> _Exercise directions_: Pictures in the data below are not part of the copy; transcribe everything else exactly.
+ + + +
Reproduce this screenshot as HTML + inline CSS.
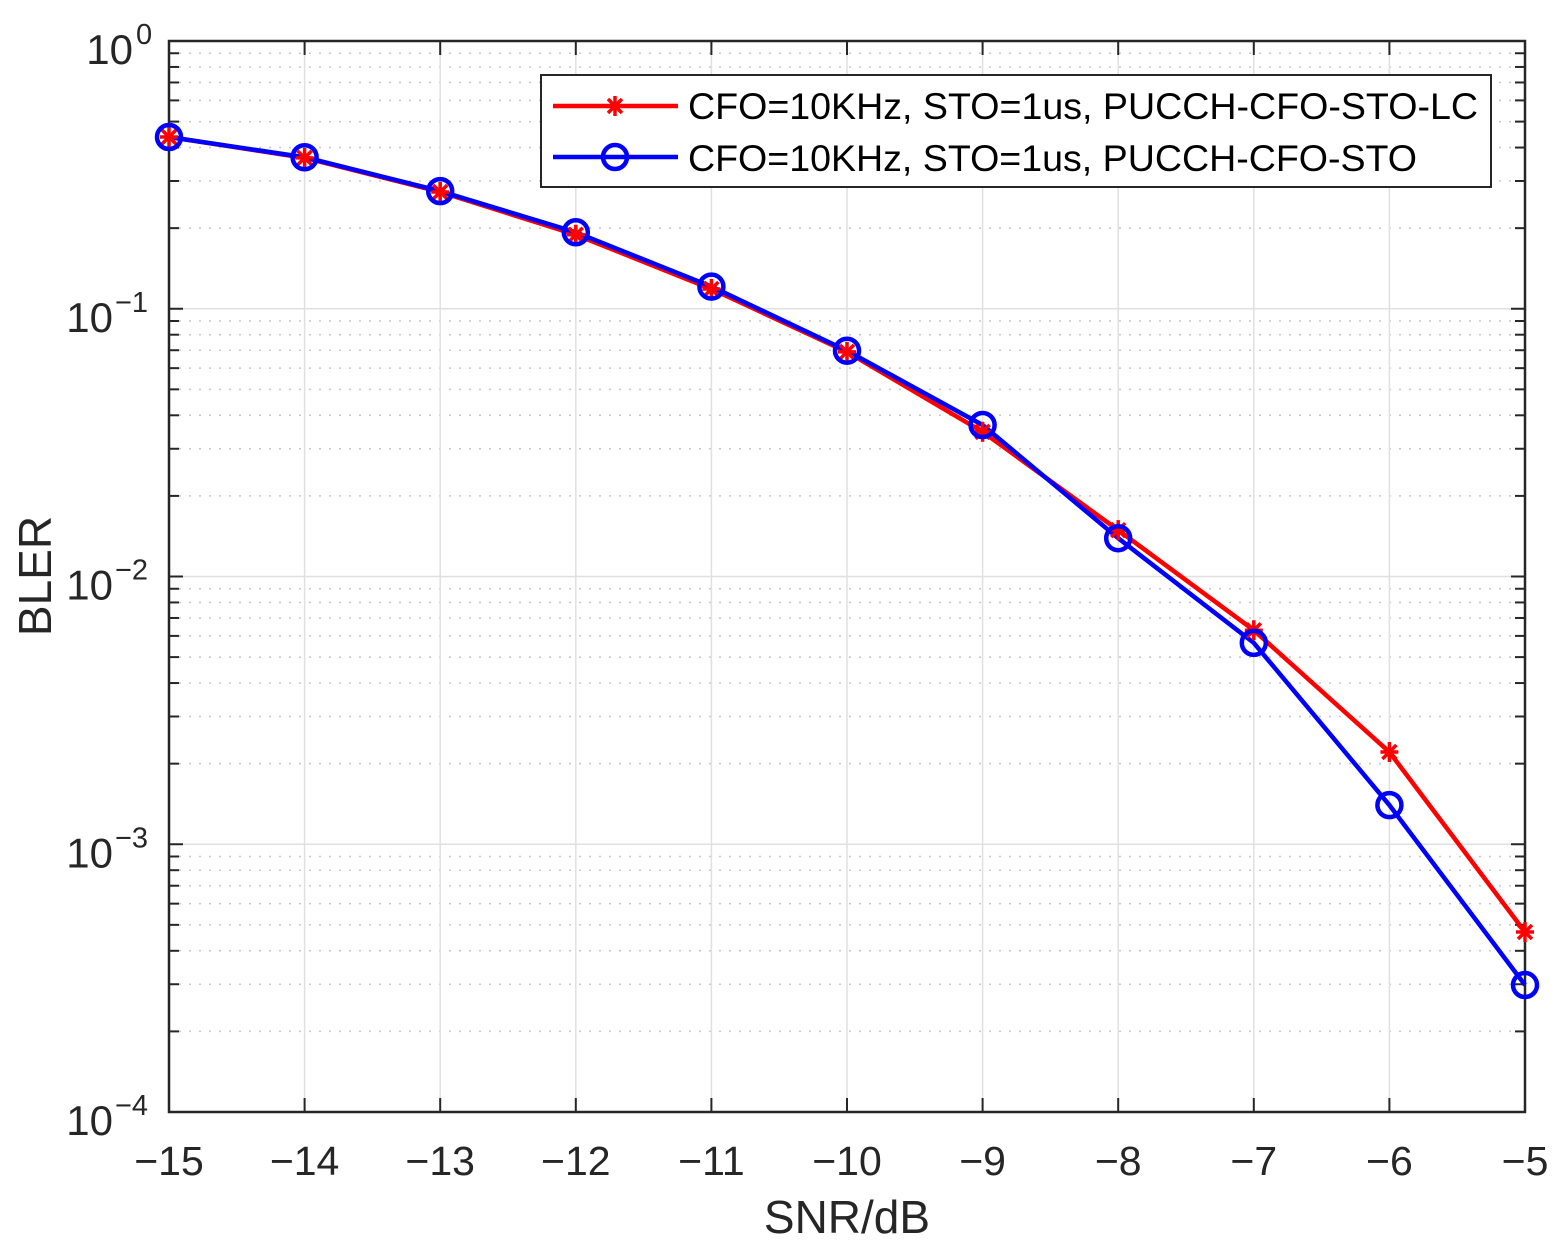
<!DOCTYPE html>
<html><head><meta charset="utf-8"><style>
html,body{margin:0;padding:0;background:#fff}
svg{display:block;font-family:"Liberation Sans",Arial,sans-serif}
</style></head><body>
<svg id="chart" width="1561" height="1247" viewBox="0 0 1561 1247" xmlns="http://www.w3.org/2000/svg">
<rect x="0" y="0" width="1561" height="1247" fill="#fff"/>
<g id="grid"></g>
<g id="axes"></g>
<g id="series"></g>
<g>
<rect x="541" y="75" width="950" height="112" fill="#fff" stroke="#262626" stroke-width="2"/>
<g>
<line x1="553" y1="106" x2="678" y2="106" stroke="#f00" stroke-width="4.5"/>
<g stroke="#f00" stroke-width="3.5"><line x1="606" y1="106" x2="624" y2="106"/><line x1="615" y1="96" x2="615" y2="116"/><line x1="608" y1="99" x2="622" y2="113"/><line x1="622" y1="99" x2="608" y2="113"/></g>
<text x="688" y="119" font-size="37" fill="#000" textLength="790" lengthAdjust="spacingAndGlyphs">CFO=10KHz, STO=1us, PUCCH-CFO-STO-LC</text>
</g>
<g>
<line x1="553" y1="157" x2="678" y2="157" stroke="#00f" stroke-width="4.5"/>
<circle cx="615" cy="157" r="12" fill="none" stroke="#00f" stroke-width="4.5"/>
<text x="688" y="171" font-size="37" fill="#000" textLength="729" lengthAdjust="spacingAndGlyphs">CFO=10KHz, STO=1us, PUCCH-CFO-STO</text>
</g>
</g>
<text x="847" y="1233" font-size="46" fill="#262626" text-anchor="middle">SNR/dB</text>
<text transform="translate(51,576) rotate(-90)" font-size="46" fill="#262626" text-anchor="middle">BLER</text>
</svg>
<script>
const snr = [-15,-14,-13,-12,-11,-10,-9,-8,-7,-6,-5];
const blerLC = [0.438,0.366,0.273,0.189,0.1185,0.069,0.0347,0.0149,0.0063,0.00221,0.00047];
const blerBase = [0.438,0.368,0.275,0.193,0.121,0.0697,0.0368,0.0139,0.00565,0.0014,0.000298];
const xTicks = [-15,-14,-13,-12,-11,-10,-9,-8,-7,-6,-5];
const yExps = [0,-1,-2,-3,-4];

const L=169,R=1525,T=41,B=1112;
const NS='http://www.w3.org/2000/svg';
const X=v=>L+(v-(-15))/10*(R-L);
const Y=v=>T+(-Math.log10(v))/4*(B-T);
function mk(tag,attrs,parent){const e=document.createElementNS(NS,tag);for(const k in attrs)e.setAttribute(k,attrs[k]);parent.appendChild(e);return e;}
const grid=document.getElementById('grid'),axes=document.getElementById('axes'),ser=document.getElementById('series');
for(let d=0;d<4;d++){for(let m=2;m<=9;m++){const v=Math.pow(10,-d-1)*m;const y=Y(v);
 const g=mk('line',{x1:L,x2:R,y1:y,y2:y,stroke:'#c8c8c8','stroke-width':1.5,'stroke-dasharray':'2 8'},grid);
 
 
 for(const [a,b] of [[L,L+10],[R-10,R]]){const t=mk('line',{x1:a,x2:b,y1:y,y2:y,stroke:'#262626','stroke-width':2},axes);
 
 }
}}
xTicks.forEach(v=>{const x=X(v);
 const g=mk('line',{x1:x,x2:x,y1:T,y2:B,stroke:'#e0e0e0','stroke-width':1.5},grid);
 
 
 for(const [a,b] of [[B-14,B],[T,T+14]]){const t=mk('line',{x1:x,x2:x,y1:a,y2:b,stroke:'#262626','stroke-width':2},axes);
 
 }
 const tx=mk('text',{x:x,y:1175,'font-size':41,fill:'#262626','text-anchor':'middle'},axes);
 tx.textContent='\u2212'+Math.abs(v);
 
 
});
yExps.forEach(e=>{const y=Y(Math.pow(10,e));
 const g=mk('line',{x1:L,x2:R,y1:y,y2:y,stroke:'#e0e0e0','stroke-width':1.5},grid);
 
 
 for(const [a,b] of [[L,L+14],[R-14,R]]){const t=mk('line',{x1:a,x2:b,y1:y,y2:y,stroke:'#262626','stroke-width':2},axes);
 
 }
 const tx=mk('text',{x:e===0?133:113,y:y+23,'font-size':42,fill:'#262626','text-anchor':'end'},axes);
 tx.textContent='10';
 
 
 const sp=mk('text',{x:e===0?136:115,y:y+3,'font-size':29,fill:'#262626','text-anchor':'start'},axes);
 sp.textContent=e===0?'0':'\u2212'+Math.abs(e);
 
 
});
const box=mk('rect',{x:L,y:T,width:R-L,height:B-T,fill:'none',stroke:'#262626','stroke-width':2.5},axes);



function drawLine(vals,color,name){
 const p=mk('polyline',{points:snr.map((s,i)=>X(s)+','+Y(vals[i])).join(' '),fill:'none',stroke:color,'stroke-width':4.5,'stroke-linejoin':'round'},ser);
 
 
}
drawLine(blerLC,'#f00','lc');
drawLine(blerBase,'#00f','base');
snr.forEach((s,i)=>{const x=X(s),y=Y(blerLC[i]);
 const g=mk('g',{stroke:'#f00','stroke-width':3.5},ser);
 
 
 mk('line',{x1:x-9,x2:x+9,y1:y,y2:y},g);mk('line',{x1:x,x2:x,y1:y-10,y2:y+10},g);
 mk('line',{x1:x-7,x2:x+7,y1:y-7,y2:y+7},g);mk('line',{x1:x+7,x2:x-7,y1:y-7,y2:y+7},g);
});
snr.forEach((s,i)=>{
 const c=mk('circle',{cx:X(s),cy:Y(blerBase[i]),r:12,fill:'none',stroke:'#00f','stroke-width':4.5},ser);
 
 
});
</script>
</body></html>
+ + + +
> _Completed task_:
Reproduce this screenshot as HTML + inline CSS.
<!DOCTYPE html>
<html><head><meta charset="utf-8"><style>
html,body{margin:0;padding:0;background:#fff}
svg{display:block;font-family:"Liberation Sans",Arial,sans-serif}
</style></head><body>
<svg id="chart" width="1561" height="1247" viewBox="0 0 1561 1247" xmlns="http://www.w3.org/2000/svg">
<rect x="0" y="0" width="1561" height="1247" fill="#fff"/>
<g id="grid"></g>
<g id="axes"></g>
<g id="series"></g>
<g>
<rect x="541" y="75" width="950" height="112" fill="#fff" stroke="#262626" stroke-width="2"/>
<g>
<line x1="553" y1="106" x2="678" y2="106" stroke="#f00" stroke-width="4.5"/>
<g stroke="#f00" stroke-width="3.5"><line x1="606" y1="106" x2="624" y2="106"/><line x1="615" y1="96" x2="615" y2="116"/><line x1="608" y1="99" x2="622" y2="113"/><line x1="622" y1="99" x2="608" y2="113"/></g>
<text x="688" y="119" font-size="37" fill="#000" textLength="790" lengthAdjust="spacingAndGlyphs">CFO=10KHz, STO=1us, PUCCH-CFO-STO-LC</text>
</g>
<g>
<line x1="553" y1="157" x2="678" y2="157" stroke="#00f" stroke-width="4.5"/>
<circle cx="615" cy="157" r="12" fill="none" stroke="#00f" stroke-width="4.5"/>
<text x="688" y="171" font-size="37" fill="#000" textLength="729" lengthAdjust="spacingAndGlyphs">CFO=10KHz, STO=1us, PUCCH-CFO-STO</text>
</g>
</g>
<text x="847" y="1233" font-size="46" fill="#262626" text-anchor="middle">SNR/dB</text>
<text transform="translate(51,576) rotate(-90)" font-size="46" fill="#262626" text-anchor="middle">BLER</text>
</svg>
<script>
const snr = [-15,-14,-13,-12,-11,-10,-9,-8,-7,-6,-5];
const blerLC = [0.438,0.366,0.273,0.189,0.1185,0.069,0.0347,0.0149,0.0063,0.00221,0.00047];
const blerBase = [0.438,0.368,0.275,0.193,0.121,0.0697,0.0368,0.0139,0.00565,0.0014,0.000298];
const xTicks = [-15,-14,-13,-12,-11,-10,-9,-8,-7,-6,-5];
const yExps = [0,-1,-2,-3,-4];

const L=169,R=1525,T=41,B=1112;
const NS='http://www.w3.org/2000/svg';
const X=v=>L+(v-(-15))/10*(R-L);
const Y=v=>T+(-Math.log10(v))/4*(B-T);
function mk(tag,attrs,parent){const e=document.createElementNS(NS,tag);for(const k in attrs)e.setAttribute(k,attrs[k]);parent.appendChild(e);return e;}
const grid=document.getElementById('grid'),axes=document.getElementById('axes'),ser=document.getElementById('series');
for(let d=0;d<4;d++){for(let m=2;m<=9;m++){const v=Math.pow(10,-d-1)*m;const y=Y(v);
 const g=mk('line',{x1:L,x2:R,y1:y,y2:y,stroke:'#c8c8c8','stroke-width':1.5,'stroke-dasharray':'2 8'},grid);
 
 
 for(const [a,b] of [[L,L+10],[R-10,R]]){const t=mk('line',{x1:a,x2:b,y1:y,y2:y,stroke:'#262626','stroke-width':2},axes);
 
 }
}}
xTicks.forEach(v=>{const x=X(v);
 const g=mk('line',{x1:x,x2:x,y1:T,y2:B,stroke:'#e0e0e0','stroke-width':1.5},grid);
 
 
 for(const [a,b] of [[B-14,B],[T,T+14]]){const t=mk('line',{x1:x,x2:x,y1:a,y2:b,stroke:'#262626','stroke-width':2},axes);
 
 }
 const tx=mk('text',{x:x,y:1175,'font-size':41,fill:'#262626','text-anchor':'middle'},axes);
 tx.textContent='\u2212'+Math.abs(v);
 
 
});
yExps.forEach(e=>{const y=Y(Math.pow(10,e));
 const g=mk('line',{x1:L,x2:R,y1:y,y2:y,stroke:'#e0e0e0','stroke-width':1.5},grid);
 
 
 for(const [a,b] of [[L,L+14],[R-14,R]]){const t=mk('line',{x1:a,x2:b,y1:y,y2:y,stroke:'#262626','stroke-width':2},axes);
 
 }
 const tx=mk('text',{x:e===0?133:113,y:y+23,'font-size':42,fill:'#262626','text-anchor':'end'},axes);
 tx.textContent='10';
 
 
 const sp=mk('text',{x:e===0?136:115,y:y+3,'font-size':29,fill:'#262626','text-anchor':'start'},axes);
 sp.textContent=e===0?'0':'\u2212'+Math.abs(e);
 
 
});
const box=mk('rect',{x:L,y:T,width:R-L,height:B-T,fill:'none',stroke:'#262626','stroke-width':2.5},axes);



function drawLine(vals,color,name){
 const p=mk('polyline',{points:snr.map((s,i)=>X(s)+','+Y(vals[i])).join(' '),fill:'none',stroke:color,'stroke-width':4.5,'stroke-linejoin':'round'},ser);
 
 
}
drawLine(blerLC,'#f00','lc');
drawLine(blerBase,'#00f','base');
snr.forEach((s,i)=>{const x=X(s),y=Y(blerLC[i]);
 const g=mk('g',{stroke:'#f00','stroke-width':3.5},ser);
 
 
 mk('line',{x1:x-9,x2:x+9,y1:y,y2:y},g);mk('line',{x1:x,x2:x,y1:y-10,y2:y+10},g);
 mk('line',{x1:x-7,x2:x+7,y1:y-7,y2:y+7},g);mk('line',{x1:x+7,x2:x-7,y1:y-7,y2:y+7},g);
});
snr.forEach((s,i)=>{
 const c=mk('circle',{cx:X(s),cy:Y(blerBase[i]),r:12,fill:'none',stroke:'#00f','stroke-width':4.5},ser);
 
 
});
</script>
</body></html>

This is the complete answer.